裏話としては、ディアーナがここで語る「私の命を助けてくれた」というのが、シャルルが若くして騎士団団長まで登りつめた要因の一つです。
この後、同じくディアーナの命を守るエトワールが国王になるので(こちらは助けたから、というわけではありませんが)ディアーナ(王族の跡取り)を助けるというのは、それくらい影響力があります。
大抵、こういう王族系の話だと「男が跡を継ぐ」みたいな感じのお話が多いのですが、後から出てくる西の国との差別化を図るためにも、マリア達の王国は少し女系な雰囲気になっています。
*第四十六話 暗躍
次の会食に向けた、「婚約者紹介」みたいな回。
ここでの順番は、この時点で婚約者になる可能性が高い順になっています。ディアーナ王女の親密度、という感じでしょうか。

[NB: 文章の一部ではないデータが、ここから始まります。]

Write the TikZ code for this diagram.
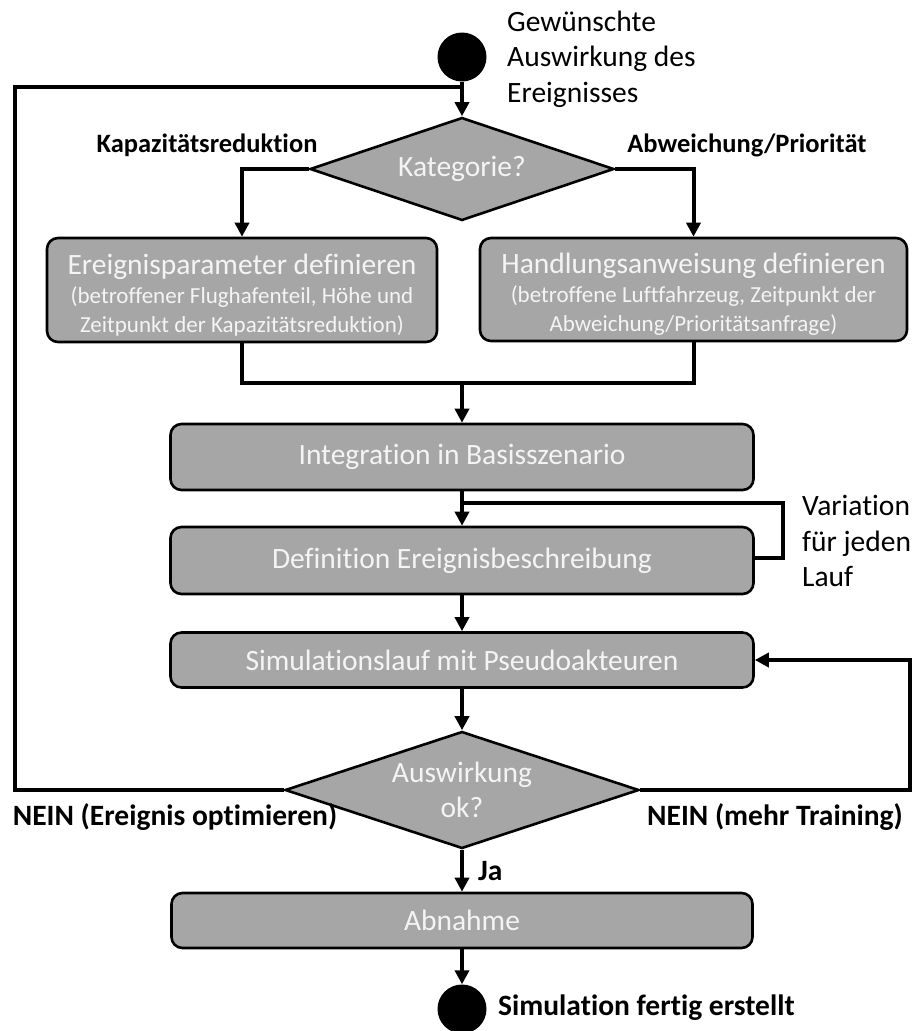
\documentclass[tikz,border=0pt]{standalone}
\usepackage{fontspec}
\setmainfont[Ligatures=NoCommon]{Carlito}
\usetikzlibrary{shapes.geometric,arrows.meta}
\definecolor{boxgray}{HTML}{A6A6A6}
\definecolor{boxtext}{HTML}{F4F4F4}
\begin{document}
\begin{tikzpicture}[x=1pt,y=-1pt,
  proc/.style={draw=black, line width=2.6pt, fill=boxgray, rounded corners=11pt,
    text=boxtext, align=center, inner sep=0pt,
    font=\fontsize{29.5}{35}\selectfont},
  decision/.style={diamond, draw=black, line width=2.6pt, fill=boxgray,
    text=boxtext, align=center, inner sep=0pt,
    font=\fontsize{29.5}{35}\selectfont},
  terminal/.style={circle, fill=black, draw=none, minimum size=49pt, inner sep=0pt},
  link/.style={line width=4pt},
  flow/.style={line width=4pt, -{Triangle[length=14pt,width=14pt]}},
  lbl/.style={inner sep=0pt, font=\bfseries\fontsize{26.5}{32}\selectfont},
  biglbl/.style={inner sep=0pt, font=\bfseries\fontsize{29.5}{35}\selectfont},
  note/.style={inner sep=0pt, align=left, font=\fontsize{29.5}{35.5}\selectfont}
]
\useasboundingbox (0,0) rectangle (914,1031);

% start and end points
\node[terminal] (start) at (462,57) {};
\node[note, anchor=west] (startlbl) at (507,59) {Gewünschte\\Auswirkung des\\Ereignisses};

% decision: event category
\node[decision, aspect=2.95, minimum width=304pt, minimum height=103pt] (kat) at (462,169) {Kategorie?};
\node[lbl] (kaplbl) at (207,145) {Kapazitätsreduktion};
\node[lbl] (abwlbl) at (747,145) {Abweichung/Priorität};

% parameter boxes
\node[proc, minimum width=390pt, minimum height=104pt] (ereig) at (242,290)
  {\rule{0pt}{30pt}Ereignisparameter definieren\\[-6pt]
   {\fontsize{23}{28}\selectfont (betroffener Flughafenteil, Höhe und}\\[-6pt]
   {\fontsize{23}{28}\selectfont Zeitpunkt der Kapazitätsreduktion)}};
\node[proc, minimum width=427pt, minimum height=103pt] (handl) at (693.5,289.5)
  {\rule{0pt}{30pt}Handlungsanweisung definieren\\[-6pt]
   {\fontsize{23}{28}\selectfont (betroffene Luftfahrzeug, Zeitpunkt der}\\[-6pt]
   {\fontsize{23}{28}\selectfont Abweichung/Prioritätsanfrage)}};

% main process chain
\node[proc, minimum width=583pt, minimum height=66pt] (integ) at (462,457) {Integration in Basisszenario};
\node[proc, minimum width=583pt, minimum height=67pt] (defin) at (462,560.5) {Definition Ereignisbeschreibung};
\node[note, anchor=west] (varlbl) at (802,541) {Variation\\für jeden\\Lauf};
\node[proc, minimum width=583pt, minimum height=55pt] (simul) at (462,660) {Simulationslauf mit Pseudoakteuren};

% decision: effect ok?
\node[decision, aspect=3.03, minimum width=354pt, minimum height=117pt] (ok) at (462,790) {Auswirkung\\ok?};
\node[biglbl] (neinl) at (175,817) {NEIN (Ereignis optimieren)};
\node[biglbl] (neinr) at (775,817) {NEIN (mehr Training)};

\node[proc, minimum width=581pt, minimum height=55pt] (abn) at (462,920.5) {Abnahme};
\node[terminal] (stop) at (462,1009) {};
\node[biglbl, anchor=west] (stoplbl) at (498,1008) {Simulation fertig erstellt};

% junction points of the connectors
\coordinate (topjoin) at (462,87);
\coordinate (merge) at (462,383);
\coordinate (varjoin) at (462,503);
\coordinate (varturn) at (783,503);
\coordinate (leftturn) at (15,790);
\coordinate (lefttop) at (15,87);
\coordinate (rightturn) at (910,790);

% connectors
\draw[flow] (start) -- (kat);
\draw[flow] (kat.west) -| (ereig.north);
\draw[flow] (kat.east) -| (handl.north);
\draw[link] (ereig.south) |- (handl.south |- merge) -- (handl.south);
\draw[flow] (merge) -- (integ.north);
\draw[flow] (integ.south) -- (defin.north);
\draw[link] (defin.east |- 0,558) -| (varturn) -- (varjoin);
\draw[flow] (defin.south) -- (simul.north);
\draw[flow] (simul.south) -- (ok.north);
\draw[link] (ok.west) -- (leftturn) -- (lefttop) -- (topjoin);
\draw[flow] (ok.east) -- (rightturn) |- (simul.east);
\draw[flow] (ok.south) -- node[biglbl, anchor=west, xshift=14pt] (ja) {Ja} (abn.north);
\draw[flow] (abn.south) -- (stop);
\end{tikzpicture}
\end{document}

これから起こる「嫌な感じ」を出したかったので、ハザートが最後になる順番にしました。
また、ここでトーレスの西の国での扱いとか、育ち、みたいなものをあえてしっかりめに書いているのですが、これはこの後の「西の国編」に備えての仕込みになっています。
*第四十七話 二度目の会食
二回目の会食、はちゃめちゃ回ですね。(苦笑)
トーレスとハザートが悪い人で、エトワールが良い人、という構図を作り出し、メックのお話を書くための仕込みとして、メックが少しかわいそうな感じになったお話です。
あえて、かなり険悪な雰囲気のお話にしています。
ちなみに、「騎士団の男が貴族に逆らうなど」というハザートのセリフがありますが、実は、エトワールは中流貴族の出なので、位は変わりません。
ハザートは、トーレス以外の男に興味がなかったので、エトワールの出自については知りませんでした。
*第四十八話 商人メック
メックとマリアが出会うお話です。
「調香師との出会い カントス編」へのつなぎとしての役目もあり、結構大事な回になっています。
マリアが贈ったラベンダーの香りは鎮静効果がありますが、それとは別にラベンダーの花言葉「あなたを待っています」にかかっています。
メックが、ディアーナを思い、けれど一歩踏み出せない。そんな思いが、ここのラベンダーに現れています。
逆に、ディアーナからしても、「本来の」あなたを見せてほしい、待っている、というメックへの期待の現れです。
*第四十九話 ディアーナとエトワール
エトワールが、ディアーナの心を射止める(?)回です。
ここはあまり裏話もなく、ストレートに二人のお話を楽しんでいただければ、と思うのですが、あえていうなら最後のオレンジの香りでしょうか。
エトワールが後に、シトラス系を好きになるきっかけなのですが、ディアーナと二人で初めてたくさん話したことを思い出すから、です。
シトラス系には、緊張を和らげる、場の雰囲気を明るくする、といった効果もあるので、そういった香りの雰囲気も楽しんでいただければ、と思います。
*第五十話 恋とローズ
ディアーナの恋心が揺れ動く回。
調香師的な観点からいくと、バラの香りを抽出する回になっています。
バラの香りについては、おなじみ、水蒸気蒸留法で取り出しています。
バラの花言葉は、「愛情」や「美しい」
ここでは恋愛に悩むディアーナの「愛情」にかけられています。
マリアが恋愛、というものを少しずつこの辺りから意識し始めるのですが、特にこの「恋とローズ」のタイトルは、後の「クレプス・コーロ編」も暗示しています。